The degree of pushing on the metro during rush hour here was so shocking that when I first felt myself physically shoved into the wagon I thought I was going to have to fight with whoever was doing the pushing. My first experience was in Moscow, where the pushing was so hard that I ended up hanging over the benches with my legs several feet behind me, completely off balance. I had to hold on to the safety bar with all my strength, otherwise I would have fallen onto the lap of the unfortunate person below me.
I soon realized, however, that no one was coaxing me into a fight. Ukrainians simply have a different sense of personal space. Everyone pushes to get on the metro, because it’s the only way to get on at the last moment. People squeeze into marshrutkas and buses because public transportation is not frequent enough to allow people to wait for the next bus. It’s the only way to get on.
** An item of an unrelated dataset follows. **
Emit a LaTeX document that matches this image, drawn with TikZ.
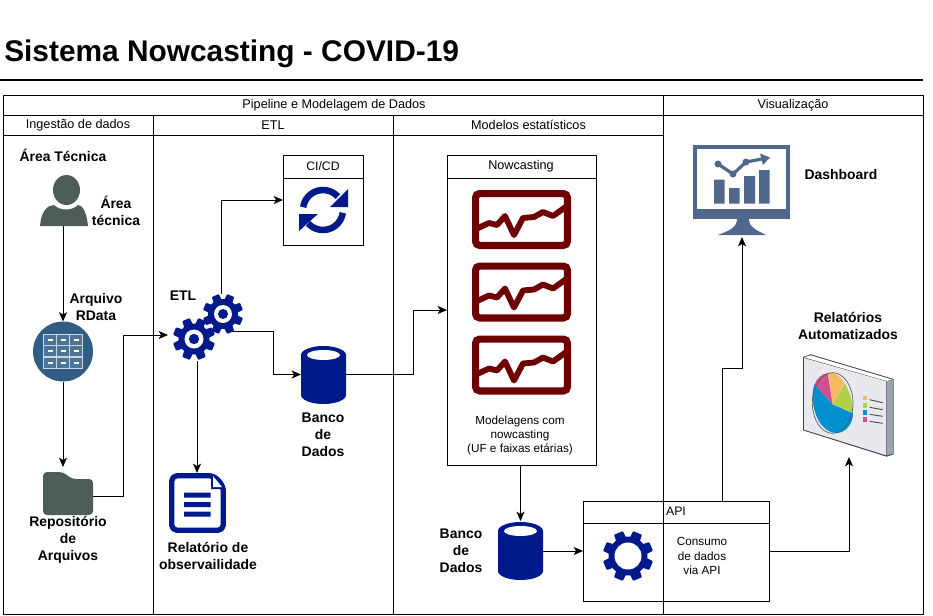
\documentclass[tikz,border=0pt]{standalone}
\usepackage{fontspec}
\setmainfont{Liberation Sans}
\usetikzlibrary{arrows.meta,calc}
\definecolor{navy}{HTML}{001A8C}
\definecolor{slate}{HTML}{4F5D57}
\definecolor{steel}{HTML}{51688C}
\definecolor{tealblue}{HTML}{2F5D84}
\definecolor{maroon}{HTML}{6F0000}
\definecolor{piecyan}{HTML}{0090D0}
\definecolor{pieorange}{HTML}{F8B860}
\definecolor{piegreen}{HTML}{B0D048}
\definecolor{piepink}{HTML}{D0508F}
\definecolor{repface}{HTML}{E8E9EE}
\definecolor{repside}{HTML}{9AA4B4}
\newcommand{\gearicon}[7]{% cx cy R r hole color pupil
  \begin{scope}[shift={(#1,#2)}]
    \fill[#6] (0,0) circle[radius=#4];
    \foreach \a in {0,45,...,315}{
      \fill[#6,rotate=\a+22.5,rounded corners=0.6pt] (-#3*0.27,0) -- (-#3*0.19,-#3) -- (#3*0.19,-#3) -- (#3*0.27,0) -- cycle;
    }
    \fill[white] (0,0) circle[radius=#5];
    \fill[#6] (0,0) circle[radius=#7];
  \end{scope}}
\newcommand{\chartbox}[2]{% left top
  \begin{scope}[shift={(#1,#2)}]
    \draw[maroon,line width=5.4pt,rounded corners=3pt] (3.6,3.6) rectangle (95.4,55.4);
    \draw[maroon,line width=4.4pt,line join=round] (4,39) -- (17,33) -- (25,35) -- (33,26) -- (42,45) -- (51,28) -- (62,27) -- (71,22) -- (81,26) -- (95,16);
  \end{scope}}
\newcommand{\dbicon}[2]{% left top
  \begin{scope}[shift={(#1,#2)}]
    \fill[navy] (0,9) arc[start angle=180,end angle=360,x radius=22.5,y radius=9] -- (45,49) arc[start angle=0,end angle=180,x radius=22.5,y radius=9] -- cycle;
    \fill[white] (22.5,9) ellipse[x radius=16.5,y radius=5];
  \end{scope}}
\tikzset{
  x=0.75pt,y=-0.75pt,
  pool/.style={draw=black,line width=0.75pt},
  conn/.style={draw=black,line width=0.75pt,-{Stealth[length=7pt,width=6pt,inset=1.8pt]}},
  hdr/.style={font=\fontsize{9.5pt}{11pt}\selectfont,inner sep=0pt},
  lbl/.style={font=\bfseries\fontsize{10.45pt}{12.75pt}\selectfont,align=center,inner sep=0pt},
  small/.style={font=\fontsize{8.8pt}{10.8pt}\selectfont,align=center,inner sep=0pt},
  anchorbox/.style args={#1x#2}{inner sep=0pt,outer sep=0pt,minimum width=#1*0.75pt,minimum height=#2*0.75pt},
}
\begin{document}
\begin{tikzpicture}
\useasboundingbox[fill=white] (0,0) rectangle (933,615);
% title
\node[anchor=base west,inner sep=0pt,font=\bfseries\fontsize{22.4pt}{26pt}\selectfont] (title) at (4,61) {Sistema Nowcasting - COVID-19};
\draw[line width=1.5pt] (0,80) -- (923,80);
% pools
\draw[pool] (3,95) rectangle (923,614);
\draw[pool] (3,115) -- (923,115);
\draw[pool] (3,135) -- (663,135);
\draw[pool] (663,95) -- (663,614);
\draw[pool] (153,115) -- (153,614);
\draw[pool] (393,115) -- (393,614);
\node[hdr] (hpipe) at (334,105) {Pipeline e Modelagem de Dados};
\node[hdr] (hvis) at (793,105) {Visualização};
\node[hdr] (hing) at (78,125) {Ingestão de dados};
\node[hdr] (hetl) at (273,125) {ETL};
\node[hdr] (hmod) at (528.5,125) {Modelos estatísticos};
% anchor boxes
\node[anchorbox=47x50] (person) at (63.5,201) {};
\node[anchorbox=60x60] (rdata) at (63,351.5) {};
\node[anchorbox=50x43] (folder) at (68,493.5) {};
\node[anchorbox=57x60] (doc) at (197.5,503) {};
\node[anchorbox=40x40] (gearA) at (223,314) {};
\node[anchorbox=44x44] (gearB) at (194,339) {};
\node[anchorbox=80x90] (cicd) at (323,200) {};
\node[anchorbox=45x57] (dbA) at (323.5,374.5) {};
\node[anchorbox=45x58] (dbB) at (520.5,551) {};
\node[anchorbox=149x310] (now) at (521.5,310) {};
\node[anchorbox=186x100] (api) at (676,551) {};
\node[anchorbox=97x90] (dash) at (742,190) {};
\node[anchorbox=90x100] (report) at (849,407) {};
% connectors
\draw[conn] ([xshift=-0.5*0.75pt]person.south) -- (rdata.north);
\draw[conn] (rdata.south) -- ([xshift=-5*0.75pt,yshift=5*0.75pt]folder.north);
\draw[conn] ([yshift=-2.5*0.75pt]folder.east) -- ++(30,0) |- ([xshift=-4*0.75pt,yshift=4*0.75pt]gearB.west);
\draw[conn] ([xshift=3*0.75pt]gearB.south) -- ([xshift=-0.5*0.75pt]doc.north);
\draw[conn] ([xshift=-2*0.75pt]gearA.north) |- (cicd.west);
\draw[conn] ([xshift=9*0.75pt,yshift=3*0.75pt]gearA.south) -- ++(41,0) |- (dbA.west);
\draw[conn] (dbA.east) -- ++(67,0) |- (now.west);
\draw[conn] ([xshift=-1*0.75pt]now.south) -- ([yshift=1*0.75pt]dbB.north);
\draw[conn] (dbB.east) -- (api.west);
\draw[conn] ([xshift=46*0.75pt]api.north) -- ++(0,-133) -- ++(20,0) -- ([yshift=-2*0.75pt]dash.south);
\draw[conn] (api.east) -| (report.south);
% person
\fill[slate] (40,226) .. controls (41,212) and (47,205) .. (54,205) .. controls (60,211) and (72,211) .. (78,205) .. controls (83,205) and (87,214) .. (88,226) -- cycle;
\fill[slate] (66.5,190) ellipse[x radius=13.5,y radius=15];
% rdata
\fill[tealblue] (63,351.5) circle[radius=30];
\begin{scope}[draw=white!75!tealblue,line width=0.9pt]
  \draw[fill=white!14!tealblue] (43.5,334.5) rectangle (82.5,368.5);
  \draw (43.5,345.5) -- (82.5,345.5) (43.5,357) -- (82.5,357);
  \draw (56.5,334.5) -- (56.5,368.5) (69.5,334.5) -- (69.5,368.5);
  \foreach \yy in {340,351,363}{
    \draw[white] (47.5,\yy) -- (52.5,\yy) (60.5,\yy) -- (65.5,\yy) (73.5,\yy) -- (78.5,\yy);
  }
\end{scope}
% folder
\fill[slate,rounded corners=3pt] (43,515) -- (43,472) -- (63,472) -- (72,479) -- (93,479) -- (93,515) -- cycle;
% document
\draw[navy,line width=4pt,rounded corners=4pt,line join=round] (171.7,475.7) -- (214,475.7) -- (223.3,486) -- (223.3,530.3) -- (171.7,530.3) -- cycle;
\fill[navy] (211,474) -- (226,489) -- (211,489) -- cycle;
\fill[white] (213,476) -- (213,487) -- (222,487) -- cycle;
\fill[navy] (184,492.5) rectangle (210.5,497.5) (184,502) rectangle (210.5,507) (184,511.5) rectangle (210.5,516.5);
% gears
\gearicon{223}{314}{20}{15}{9}{navy}{5}
\gearicon{194}{339}{21}{15.5}{9.5}{navy}{5.2}
\gearicon{628}{556}{25}{19.5}{13.5}{navy}{0}
% CI/CD
\draw[pool] (cicd.south west) rectangle (cicd.north east);
\draw[pool] (283,178) -- (363,178);
\node[hdr,font=\fontsize{9.2pt}{11pt}\selectfont] (cicdt) at (323,166) {CI/CD};
\begin{scope}[shift={(323,210)}]
  \draw[navy,line width=4.9pt] (188:20) arc[start angle=188,end angle=318,radius=20];
  \fill[navy] (25,-21) -- (25,-3) -- (7,-3) -- cycle;
  \draw[navy,line width=4.9pt] (8:20) arc[start angle=8,end angle=138,radius=20];
  \fill[navy] (-24,21) -- (-24,4) -- (-5,4) -- cycle;
\end{scope}
% Nowcasting
\draw[pool] (now.south west) rectangle (now.north east);
\draw[pool] (447,178) -- (596,178);
\node[hdr] (nowt) at (521,166) {Nowcasting};
\chartbox{472}{190}
\chartbox{472}{262.5}
\chartbox{472}{335.5}
\node[small] (nowtxt) at (520,435.5) {Modelagens com\\nowcasting\\(UF e faixas etárias)};
% databases
\dbicon{301}{346}
\dbicon{498}{522}
% API
\draw[pool] (api.south west) rectangle (api.north east);
\draw[pool] (583,523) -- (769,523);
\node[hdr,font=\fontsize{9.2pt}{11pt}\selectfont] (apit) at (676,511) {API};
\node[small] (apitxt) at (702,556) {Consumo\\de dados\\via API};
% dashboard
\draw[steel,line width=3pt] (695,147) rectangle (788,216);
\fill[steel] (693,209) rectangle (790,219);
\fill[steel] (737,219) -- (749,219) .. controls (749,227) and (756,230) .. (766,235) -- (718,235) .. controls (728,231) and (737,228) .. (737,219) -- cycle;
\fill[steel] (714,179.5) rectangle (724.5,203.5) (729,188) rectangle (739.5,203.5) (744,176) rectangle (755,203.5) (759,170) rectangle (769.5,203.5);
\draw[steel,line width=2.4pt] (718,164) -- (733,174) -- (746,162) -- (762,159);
\fill[steel] (718,164) circle[radius=3.5] (733,174) circle[radius=3.5] (746,162) circle[radius=3.5];
\fill[steel] (760,153.5) -- (770,157.5) -- (763,165) -- cycle;
% report
\begin{scope}[shift={(780,350)},x=0.25pt,y=-0.25pt]
  \fill[black!75] (69,21) -- (92,13) -- (341,87) -- (341,313) -- (320,320) -- (69,241) -- cycle;
  \fill[white] (72,22) -- (92,16) -- (338,89) -- (320,93) -- cycle;
  \fill[repface] (72,24) -- (319,94) -- (319,316) -- (72,239) -- cycle;
  \fill[repside] (321,94) -- (339,90) -- (339,311) -- (321,316) -- cycle;
  \fill[piecyan] (158,163) -- (104,102) .. controls (85,150) and (110,250) .. (172,249) .. controls (200,248) and (220,215) .. (219,190) -- cycle;
  \fill[piepink] (158,163) -- (104,103) .. controls (110,85) and (125,72) .. (143,69) -- cycle;
  \fill[pieorange] (158,163) -- (145,68) .. controls (165,65) and (180,80) .. (193,98) -- cycle;
  \fill[piegreen] (158,163) -- (194,100) .. controls (210,125) and (219,160) .. (219,189) -- cycle;
  \draw[black!65,line width=0.5pt] (158,159) ellipse[x radius=61,y radius=91];
  \fill[pieorange] (249,137) rectangle (262,151);
  \fill[piegreen] (249,159) rectangle (262,173);
  \fill[piecyan] (249,180) rectangle (262,194);
  \fill[piepink] (249,201) rectangle (262,215);
  \draw[black!70,line width=0.7pt] (269,149) -- (308,158) (269,172) -- (308,179) (269,193) -- (308,199) (269,214) -- (308,220);
\end{scope}
% labels
\node[lbl] (lbArea) at (63,155) {Área Técnica};
\node[lbl] (lbTec) at (116,210.5) {Área\\técnica};
\node[lbl] (lbRD) at (96,307.5) {Arquivo\\RData};
\node[lbl] (lbRep) at (68,540) {Repositório\\de\\Arquivos};
\node[lbl] (lbETL) at (183,296) {ETL};
\node[lbl] (lbRel) at (208,556) {Relatório de\\observailidade};
\node[lbl] (lbB1) at (323,435) {Banco\\de\\Dados};
\node[lbl] (lbB2) at (461,551) {Banco\\de\\Dados};
\node[lbl] (lbDash) at (841,175) {Dashboard};
\node[lbl] (lbAut) at (848,326) {Relatórios\\Automatizados};
\end{tikzpicture}
\end{document}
Even in simple conversations people in Ukraine speak very close to other people’s faces, which in America is a sign of aggression. I often thought that people I saw talking to one another on the street were angry, until I realized that it is normal to talk very close to other people’s faces here, perhaps to prevent others from spying in on your conversations. In the USA a distance of 6 inches is the bare minimum when speaking to someone else.
Now I know that relationships in Ukraine are much more physical than they are in the USA. Men can kiss each other on the cheek, women often hold hands when they walk, and men always take women’s hands to help them off buses and trams. All of these are considered unusual in America, especially the kissing.
Perhaps it’s better to not worry so much about personal space. Ukrainians have what we call “thick skin”, which means they are strong and not easily offended. And Ukrainians are physically close to one another, and personal relationships are highly valued. Hopefully I and my fellow expatriates here can learn to not be offended by people bumping into us, pushing on the metro, and physical touching. Until then, just remember that “personal space” is not internationally regulated and differs according to culture.